SOMは、競合学習型機械学習の教師なし人工ニューラルネットワークです。簡単に説明すると、出力マップ上に配置された入力データと同じ形式(多次元)のニューロンに対し、入力データを学習させ(学習率で値を掛け合わせる)、同じような特徴を持ったニューロン同士を自己組織的に近くに配置していきます。ニューロンがどのようなトポロジーで配置されるかだけが重要で、マップに軸は存在せず、各ニューロンの局所的な差をグレースケール等で表して評価します。SOMは、このようにデータの低次元化による可視化で情報を総合的に評価できる手法です。

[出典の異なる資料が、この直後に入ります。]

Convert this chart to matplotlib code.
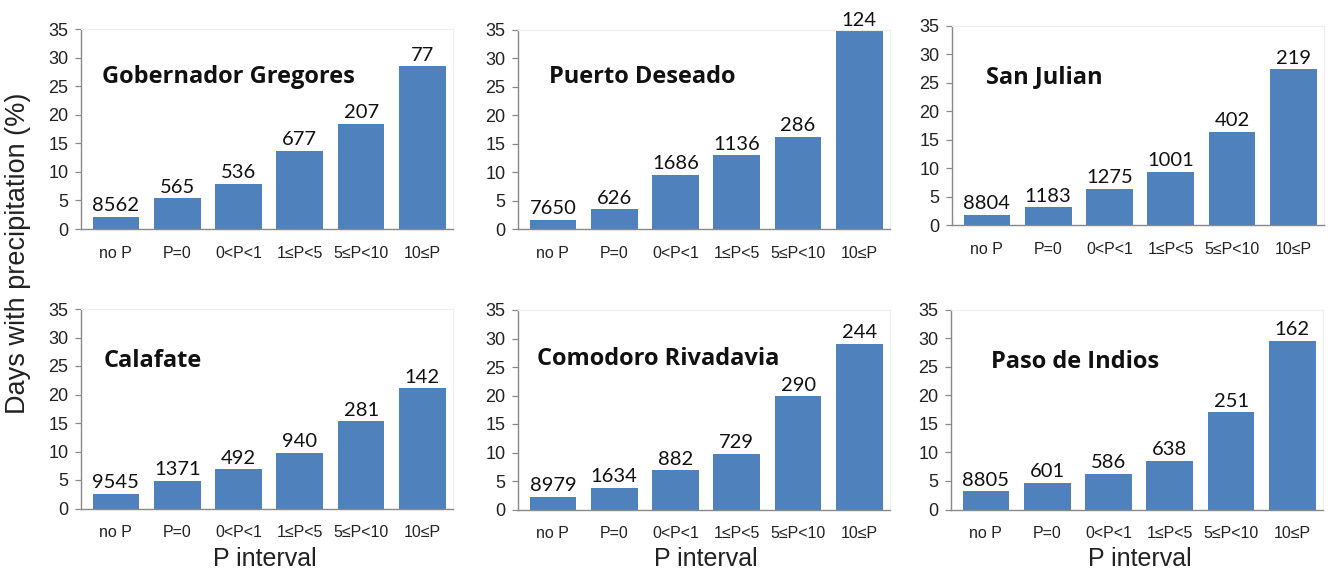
import matplotlib
matplotlib.use("Agg")
import matplotlib.pyplot as plt
import numpy as np

categories = ["no P", "P=0", "0<P<1", "1≤P<5", "5≤P<10", "10≤P"]
stations = ["Gobernador Gregores", "Puerto Deseado", "San Julian",
            "Calafate", "Comodoro Rivadavia", "Paso de Indios"]

gobernador_gregores = [2.1, 5.4, 7.9, 13.7, 18.4, 28.5]
puerto_deseado = [1.6, 3.5, 9.5, 13.0, 16.2, 34.8]
san_julian = [1.8, 3.1, 6.4, 9.4, 16.4, 27.4]
calafate = [2.6, 4.9, 6.9, 9.8, 15.3, 21.1]
comodoro_rivadavia = [2.2, 3.8, 6.9, 9.8, 19.9, 29.1]
paso_de_indios = [3.2, 4.7, 6.3, 8.5, 17.0, 29.5]

counts_gg = [8562, 565, 536, 677, 207, 77]
counts_pd = [7650, 626, 1686, 1136, 286, 124]
counts_sj = [8804, 1183, 1275, 1001, 402, 219]
counts_ca = [9545, 1371, 492, 940, 281, 142]
counts_cr = [8979, 1634, 882, 729, 290, 244]
counts_pi = [8805, 601, 586, 638, 251, 162]

values = [gobernador_gregores, puerto_deseado, san_julian,
          calafate, comodoro_rivadavia, paso_de_indios]
counts = [counts_gg, counts_pd, counts_sj, counts_ca, counts_cr, counts_pi]

yticks = [0, 5, 10, 15, 20, 25, 30, 35]
ylabel = "Days with precipitation (%)"
xlabel = "P interval"

W, H = 1328, 570
fig = plt.figure(figsize=(W / 100, H / 100), dpi=100)

# pixel geometry: (left, y of 0, y of 35)
geom = [(81, 229, 29), (518, 229, 30), (952, 225, 26),
        (81, 508.5, 309), (518, 509.5, 310), (951, 509.5, 309.5)]
title_pos = [(0.057, 0.73), (0.084, 0.732), (0.092, 0.711),
             (0.062, 0.709), (0.052, 0.724), (0.107, 0.71)]
axw = 372

bar_color = "#4F81BD"
tick_font = "Liberation Sans"

for i in range(6):
    left, y0, y35 = geom[i]
    ax = fig.add_axes([left / W, (H - y0) / H, axw / W, (y0 - y35) / H])
    x = np.arange(len(categories))
    ax.bar(x, values[i], width=0.76, color=bar_color, zorder=2)
    for xi, v, c in zip(x, values[i], counts[i]):
        ax.annotate(str(c), (xi, v), xytext=(0, 4), textcoords="offset points",
                    ha="center", va="baseline", fontsize=14.5, family="Lato",
                    color="#111111")
    ax.set_xlim(-0.57, 5.5)
    ax.set_ylim(0, 35)
    ax.set_yticks(yticks)
    ax.set_yticklabels([str(t) for t in yticks], fontsize=13, family=tick_font,
                       color="#222222")
    ax.set_xticks(x)
    ax.set_xticklabels(categories, fontsize=11.5, family=tick_font, color="#222222")
    ax.tick_params(axis="x", length=0, pad=12)
    ax.tick_params(axis="y", length=4, width=0.9, color="#898989", pad=5)
    for s in ["left", "bottom"]:
        ax.spines[s].set_color("#898989")
        ax.spines[s].set_linewidth(1.0)
    for s in ["top", "right"]:
        ax.spines[s].set_color("#eeeeee")
        ax.spines[s].set_linewidth(0.8)
    tx, ty = title_pos[i]
    ax.text(tx, ty, stations[i], transform=ax.transAxes, fontsize=17,
            fontweight="bold", family="Open Sans", ha="left", va="baseline",
            color="#111111")

fig.text(18 / W, (H - 253) / H, ylabel, rotation=90, ha="center", va="center",
         fontsize=19.5, family=tick_font, color="#222222")
for cx in [265, 706, 1140]:
    fig.text(cx / W, 4 / H, xlabel, ha="center", va="baseline", fontsize=18,
             family=tick_font, color="#222222")

fig.savefig("out.png", dpi=100, facecolor="white")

多数のニューロンの中から知りたいデータに最も似ているニューロンを探索し、ラベリングしたのが図8-7です。本研究成果の一部を例として挙げました。疼痛モデルマウスから健康マウスのデータの集まりまでの空間には色の変化が少なく、特徴変化がなだらかであることが分かります。疼痛モデルマウスとラドン1000 Bq/m3の24時間吸入のプロットが近くに配置されているように見えますが、その間にデータの隔たりを示す薄い黒い影があるので、見た目の距離よりも特徴が違う(緩和効果がある)と評価できます。影響が複雑なラドンのデータはマップ全体に散らばっていましたが、濃度が高くなれば健康マウスのデータ側へ配置され、濃度依存性があることが直感的に理解でき、ラドンの効果が薬剤と比べてどの程度か、ラドンと薬剤との複合効果がどの程度か等を大まかに理解することができました。つまり、ラドンが鎮痛剤の代替として使える、あるいは、薬剤との併用効果を期待できる程度に酸化ストレス関連疾患を抑制している可能性などを評価することができました。
本研究では、複雑な低線量放射線の生体影響を評価する一手法としてSOMを用いた評価を行いました。今後は、ラドン以外の様々な因子による生体影響にも応用できるようSOMのアルゴリズム改良を進めたいと考えています。